Bruce Mehlman, co-chairman of the Internet Innovation Alliance, shared some insightful thoughts yesterday prior to a discussion on Capitol Hill about the future of broadband and the Internet:
“Pro-Internet policy successes came when government removed barriers, rather than adding new ones,” said IIA Co-Chairman Bruce Mehlman. “Unfortunately those days may be ending. While there is rare bipartisan agreement that the biggest challenge to broadband-enabled growth is lack of private investment and available spectrum, there is growing disagreement on how to fix it.”

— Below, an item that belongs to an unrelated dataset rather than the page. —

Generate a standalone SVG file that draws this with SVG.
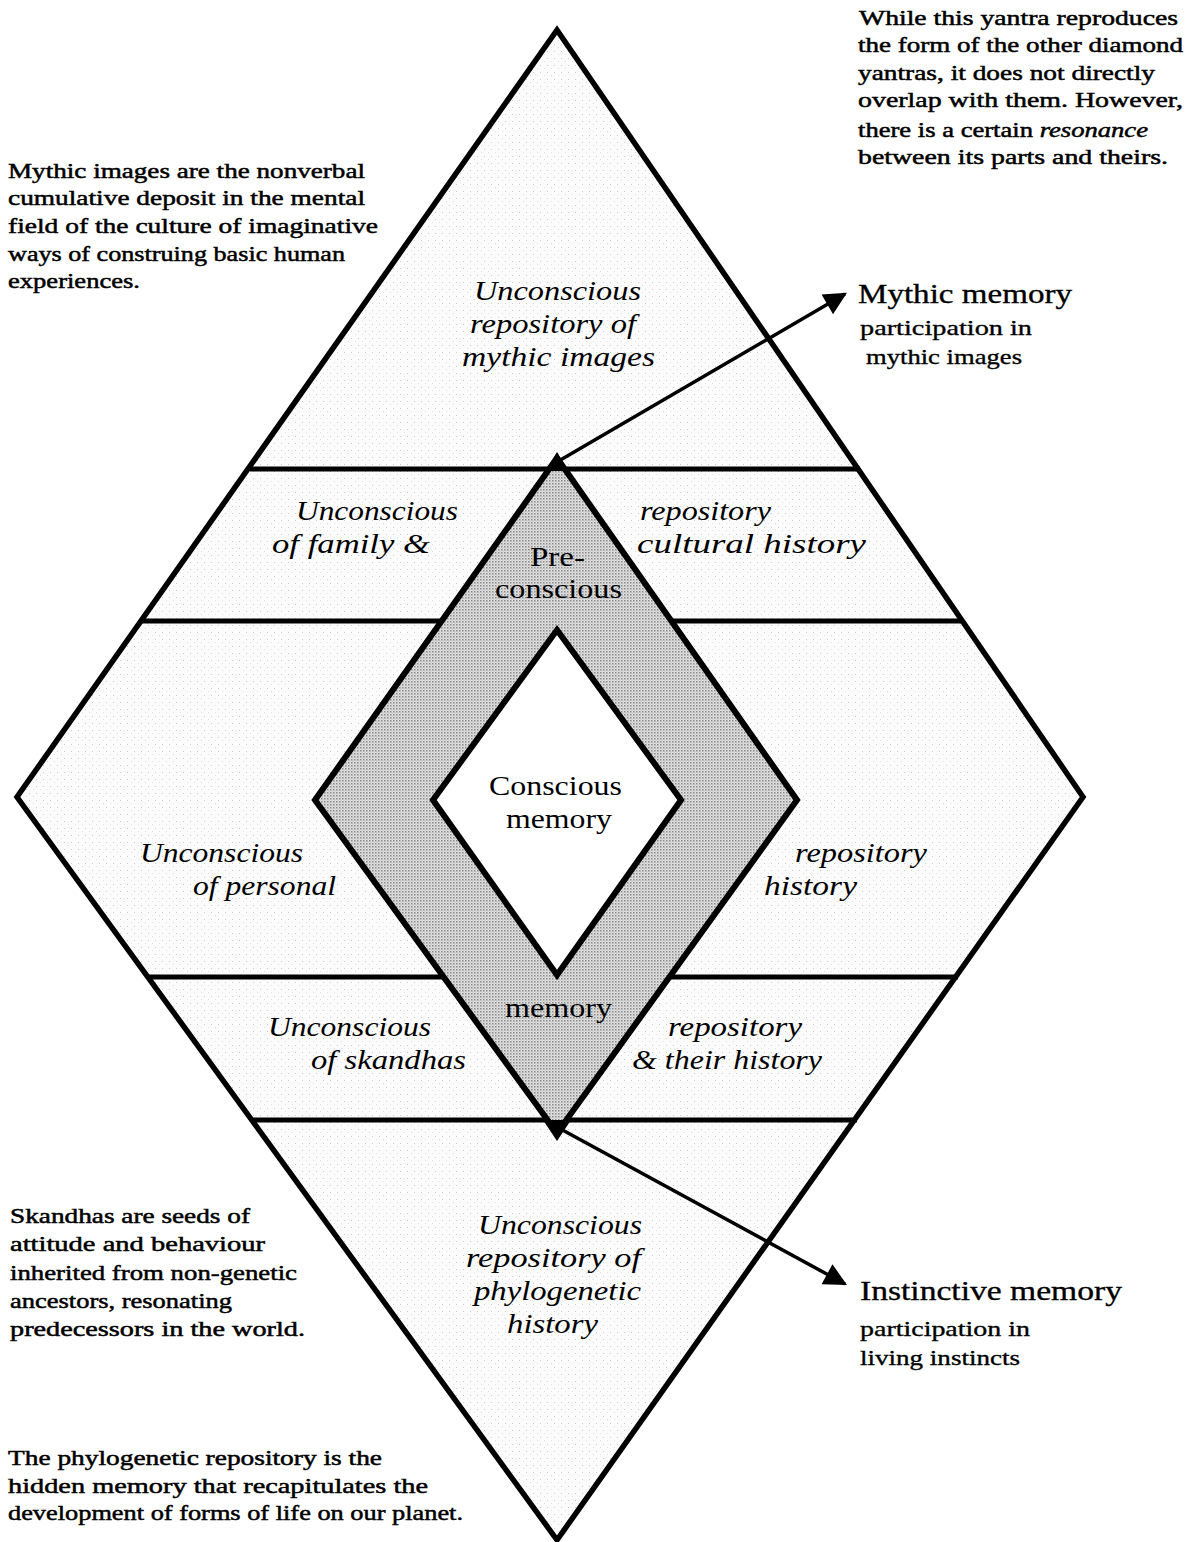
<svg xmlns="http://www.w3.org/2000/svg" width="1198" height="1542" viewBox="0 0 1198 1542">
  <defs>
    <!-- fine stipple used for the outer field -->
    <pattern id="lightDots" width="7" height="7" patternUnits="userSpaceOnUse">
      <rect width="7" height="7" fill="#fbfbfb"/>
      <rect x="1" y="2" width="1" height="1" fill="#cccccc"/>
      <rect x="5" y="5" width="1" height="1" fill="#e0e0e0"/>
    </pattern>
    <!-- denser stipple for the pre-conscious band -->
    <pattern id="denseDots" width="3" height="3" patternUnits="userSpaceOnUse">
      <rect width="3" height="3" fill="#e2e2e2"/>
      <rect x="0" y="0" width="1.5" height="1.5" fill="#888888"/>
      <rect x="1.5" y="1.5" width="1" height="1" fill="#aaaaaa"/>
    </pattern>
    <marker id="arrowHead" viewBox="0 0 10 10" refX="9" refY="5" markerWidth="8" markerHeight="6.5" orient="auto" markerUnits="strokeWidth">
      <path d="M0,0 L10,5 L0,10 z" fill="#000"/>
    </marker>
    <style>
      .edge { fill: none; stroke: #000; stroke-width: 5.5; stroke-linejoin: miter; }
      .band { fill: none; stroke: #000; stroke-width: 5; }
      .note { font-family: "Liberation Serif", serif; font-size: 22px; fill: #000; stroke: #000; stroke-width: 0.5; }
      .label { font-family: "Liberation Serif", serif; font-size: 28px; font-style: italic; fill: #000; }
      .plain { font-family: "Liberation Serif", serif; font-size: 27px; fill: #000; }
      .title { font-family: "Liberation Serif", serif; font-size: 28px; fill: #000; stroke: #000; stroke-width: 0.35; }
      .sub { font-family: "Liberation Serif", serif; font-size: 22px; fill: #000; stroke: #000; stroke-width: 0.35; }
      .conn { stroke: #000; stroke-width: 3.5; fill: none; }
    </style>
  </defs>

  <rect width="1198" height="1542" fill="#fff"/>

  <!-- outer diamond with its horizontal bands -->
  <g id="outer-diamond">
    <polygon points="557,30 1083,797 557,1540 17,797" fill="url(#lightDots)"/>
    <line class="band" x1="250" y1="469" x2="860" y2="469"/>
    <line class="band" x1="140" y1="621" x2="962" y2="621"/>
    <line class="band" x1="148" y1="977" x2="958" y2="977"/>
    <line class="band" x1="252" y1="1120" x2="857" y2="1120"/>
    <polygon class="edge" points="557,30 1083,797 557,1540 17,797"/>
  </g>

  <!-- pre-conscious band and conscious core -->
  <g id="preconscious-band">
    <polygon points="557,458 797,800 557,1133 315,800" fill="url(#denseDots)" stroke="#000" stroke-width="6"/>
    <polygon points="546,471 568,471 557,452" fill="#000"/>
    <polygon points="543,1120 571,1120 557,1141" fill="#000"/>
  </g>
  <g id="conscious-memory">
    <polygon points="557,630 681,800 557,975 433,800" fill="#fff" stroke="#000" stroke-width="6"/>
    <text class="plain" x="489" y="795" textLength="133" lengthAdjust="spacingAndGlyphs">Conscious</text>
    <text class="plain" x="506" y="828" textLength="106" lengthAdjust="spacingAndGlyphs">memory</text>
  </g>

  <g id="preconscious-labels">
    <text class="plain" x="530" y="566" textLength="55" lengthAdjust="spacingAndGlyphs">Pre-</text>
    <text class="plain" x="495" y="598" textLength="127" lengthAdjust="spacingAndGlyphs">conscious</text>
    <text class="plain" x="505" y="1017" textLength="107" lengthAdjust="spacingAndGlyphs">memory</text>
  </g>

  <!-- region labels -->
  <g id="mythic-repository">
    <text class="label" x="474" y="300" textLength="167" lengthAdjust="spacingAndGlyphs">Unconscious</text>
    <text class="label" x="470" y="333" textLength="166" lengthAdjust="spacingAndGlyphs">repository of</text>
    <text class="label" x="462" y="366" textLength="193" lengthAdjust="spacingAndGlyphs">mythic images</text>
  </g>
  <g id="cultural-repository">
    <text class="label" x="296" y="520" textLength="162" lengthAdjust="spacingAndGlyphs">Unconscious</text>
    <text class="label" x="272" y="553" textLength="158" lengthAdjust="spacingAndGlyphs">of family  &amp;</text>
    <text class="label" x="640" y="520" textLength="131" lengthAdjust="spacingAndGlyphs">repository</text>
    <text class="label" x="637" y="553" textLength="229" lengthAdjust="spacingAndGlyphs">cultural history</text>
  </g>
  <g id="personal-repository">
    <text class="label" x="140" y="862" textLength="163" lengthAdjust="spacingAndGlyphs">Unconscious</text>
    <text class="label" x="193" y="895" textLength="143" lengthAdjust="spacingAndGlyphs">of personal</text>
    <text class="label" x="795" y="862" textLength="132" lengthAdjust="spacingAndGlyphs">repository</text>
    <text class="label" x="764" y="895" textLength="93" lengthAdjust="spacingAndGlyphs">history</text>
  </g>
  <g id="skandha-repository">
    <text class="label" x="268" y="1036" textLength="163" lengthAdjust="spacingAndGlyphs">Unconscious</text>
    <text class="label" x="311" y="1069" textLength="155" lengthAdjust="spacingAndGlyphs">of skandhas</text>
    <text class="label" x="668" y="1036" textLength="134" lengthAdjust="spacingAndGlyphs">repository</text>
    <text class="label" x="632" y="1069" textLength="190" lengthAdjust="spacingAndGlyphs">&amp; their history</text>
  </g>
  <g id="phylogenetic-repository">
    <text class="label" x="478" y="1234" textLength="164" lengthAdjust="spacingAndGlyphs">Unconscious</text>
    <text class="label" x="466" y="1267" textLength="175" lengthAdjust="spacingAndGlyphs">repository  of</text>
    <text class="label" x="474" y="1300" textLength="167" lengthAdjust="spacingAndGlyphs">phylogenetic</text>
    <text class="label" x="507" y="1333" textLength="91" lengthAdjust="spacingAndGlyphs">history</text>
  </g>

  <!-- connectors -->
  <g id="connectors">
    <line class="conn" x1="557" y1="462" x2="845" y2="294" marker-end="url(#arrowHead)"/>
    <line class="conn" x1="557" y1="1127" x2="845" y2="1284" marker-end="url(#arrowHead)"/>
  </g>

  <g id="mythic-memory">
    <text class="title" x="858" y="303" textLength="214" lengthAdjust="spacingAndGlyphs">Mythic memory</text>
    <text class="sub" x="860" y="335" textLength="172" lengthAdjust="spacingAndGlyphs">participation in</text>
    <text class="sub" x="866" y="364" textLength="156" lengthAdjust="spacingAndGlyphs">mythic images</text>
  </g>
  <g id="instinctive-memory">
    <text class="title" x="860" y="1300" textLength="262" lengthAdjust="spacingAndGlyphs">Instinctive memory</text>
    <text class="sub" x="860" y="1336" textLength="170" lengthAdjust="spacingAndGlyphs">participation in</text>
    <text class="sub" x="860" y="1365" textLength="160" lengthAdjust="spacingAndGlyphs">living instincts</text>
  </g>

  <!-- explanatory notes -->
  <g id="note-resonance">
    <text class="note" x="859" y="25" textLength="319" lengthAdjust="spacingAndGlyphs">While this yantra reproduces</text>
    <text class="note" x="858" y="52" textLength="325" lengthAdjust="spacingAndGlyphs">the form of the other diamond</text>
    <text class="note" x="858" y="80" textLength="297" lengthAdjust="spacingAndGlyphs">yantras, it does not directly</text>
    <text class="note" x="858" y="107" textLength="325" lengthAdjust="spacingAndGlyphs">overlap with them.  However,</text>
    <text class="note" x="858" y="137" textLength="290" lengthAdjust="spacingAndGlyphs">there is a certain <tspan font-style="italic">resonance</tspan></text>
    <text class="note" x="858" y="164" textLength="310" lengthAdjust="spacingAndGlyphs">between its parts and theirs.</text>
  </g>
  <g id="note-mythic">
    <text class="note" x="8" y="178" textLength="357" lengthAdjust="spacingAndGlyphs">Mythic images are the nonverbal</text>
    <text class="note" x="8" y="205" textLength="357" lengthAdjust="spacingAndGlyphs">cumulative deposit in the mental</text>
    <text class="note" x="8" y="233" textLength="370" lengthAdjust="spacingAndGlyphs">field of the culture of imaginative</text>
    <text class="note" x="8" y="261" textLength="337" lengthAdjust="spacingAndGlyphs">ways of construing basic human</text>
    <text class="note" x="8" y="288" textLength="132" lengthAdjust="spacingAndGlyphs">experiences.</text>
  </g>
  <g id="note-skandhas">
    <text class="note" x="10" y="1223" textLength="240" lengthAdjust="spacingAndGlyphs">Skandhas are seeds of</text>
    <text class="note" x="10" y="1251" textLength="255" lengthAdjust="spacingAndGlyphs">attitude and behaviour</text>
    <text class="note" x="10" y="1280" textLength="287" lengthAdjust="spacingAndGlyphs">inherited from non-genetic</text>
    <text class="note" x="10" y="1308" textLength="222" lengthAdjust="spacingAndGlyphs">ancestors, resonating</text>
    <text class="note" x="10" y="1336" textLength="295" lengthAdjust="spacingAndGlyphs">predecessors in the world.</text>
  </g>
  <g id="note-phylogenetic">
    <text class="note" x="8" y="1465" textLength="374" lengthAdjust="spacingAndGlyphs">The phylogenetic repository is the</text>
    <text class="note" x="8" y="1493" textLength="420" lengthAdjust="spacingAndGlyphs">hidden memory that recapitulates the</text>
    <text class="note" x="8" y="1520" textLength="455" lengthAdjust="spacingAndGlyphs">development of forms of life on our planet.</text>
  </g>
</svg>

I remember 1992 vividly (which means I’m getting old if I can remember anything from 20 years ago vividly). Local telephone companies were facing competition, serious competition, for the first time. There were up to 400 long distance companies in Florida, though most were resellers. Cable companies, who were providing ILEC by-pass services, were testing technology that would allow them to challenge the local phone companies. Regulators were asking BellSouth what the hold-up was in introducing …hold your breath … here it comes …ISDN! The calls for deregulation were growing. Everyone wanted to see truly robust, innovative, and fierce competition in the telecom and advanced services markets.
Yes, there was a time that regulators backed off, and that tactic worked. You didn’t have grass roots organizations hankering to know every minute detail of how a cable company, ALEC, or ILEC ran its business. They were truly consumer oriented, concerned not only about rates, but about the delivery of services to the underserved. Even they wanted to bet on innovation delivering services.
Not today, as Mr. Mehlman correctly surmises. Today with have innovation-hindering net neutrality rules. We have grass roots organizations like Public Knowledge and Free Press actually criticizing minority groups for supporting efficiency of service delivery. These groups have prodded and cajoled the current FCC into an apparent preference for a command and control regulatory scheme. While the FCC talks “robustness” and “innovation”, its actions, supported by grass roots groups that put its consumer ancestors to shame, speak another narrative; a narrative that says that markets are inherently no good.
Bubba and 1992. Along with my slimmer figure, we miss you.